Aşırı sağcı katliamların ilhamı
Mevcut hükümetin ortaklarından İtalya’nın Kardeşleri partisi lideri Giorgia Meloni de, Lig lideri Matteo Salvini de geçmişte bu etnik ikame teorisine inandıklarını söylemişlerdi.
İki lider de özellikle muhalefetteyken, Afrika’dan Avrupa’ya göç hareketlerine karşı çıkmak amacıyla bu teoriyi dillendirmişti.
Ancak bu kez ülke yönetiminin üst kademesindeki bir isimden bu sözlerin duyulması tepkilerin dozunu da artırdı.
La Repubblica gazetesi, “Son yıllarda dünya çapında aşırı sağcı katliamların neredeyse tüm faillerine ilham kaynağı olan komplo teorilerinden birinin, bir İtalyan bakanın konuşmasında yer alması nasıl mümkün olabilir?” diye yazdı.
La Repubblica bugün, faşist rejim altında yayımlanan “Irk Savunması” isimli dergiye atıfla bu manşetle çıktı.
Gazetenin yazarlarından Michele Serra da bugün baş sayfadan yayımlanan yazısında Bakan’ın sözlerini şu ifadelerle eleştirdi:
“Antik Roma'daki ‘vatandaşlık’ kavramı, 2023 Roma'sına kıyasla çok daha modern, kapsayıcı ve dinamikti. Hristiyan Avrupa'nın kökleri de aynı şekilde evrenseldir: Aziz Paolo Suriyeliydi, Aziz Agostino Cezayirliydi, Konstantin Sırp'tı. Ve İsa, Nasıralı bir Yahudiydi.”
Muhalefetteki Demokratik Parti’nin lideri Elly Schlein, “Bakan Lollobrigida'nın sözleri mide bulandırıcı, onun konumundaki bir kişi için kabul edilemez sözler” diye tepki gösterdi.
Schlein, “Beyaz üstüncülük tadı veren bu sözler bizi 1930'lara geri götürüyor” dedi ve hükümetin bu açıklamayla arasına mesafe koymasını talep etti.
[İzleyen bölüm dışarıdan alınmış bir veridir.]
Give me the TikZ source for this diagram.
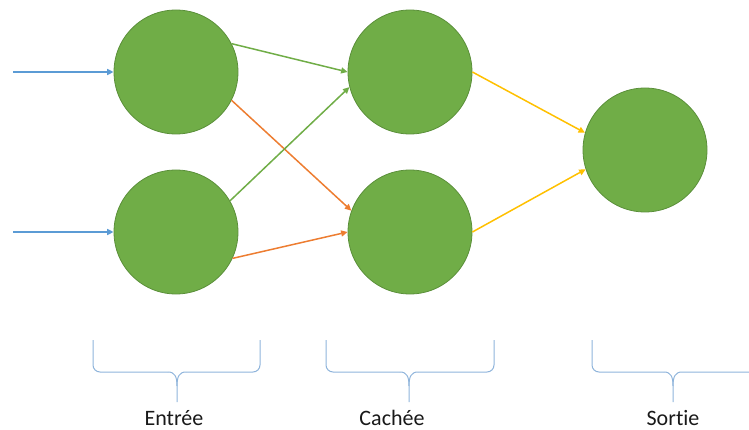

Daha Fazla Avrupa partisi lideri Riccardo Magi de "Çok sayıda saldırıya ilham kaynağı olan üstünlükçü ve komplocu sağa özgü en feci ırkçı teorileri kullanan Lollobrigida, ve hatta Başbakan Meloni ve Bakan Salvini gibi siyasetçilerin ülke hükümetinde yer alması, demokrasimizin içinde bulunduğu krizin boyutları üzerine düşünmemizi gerektiriyor” dedi.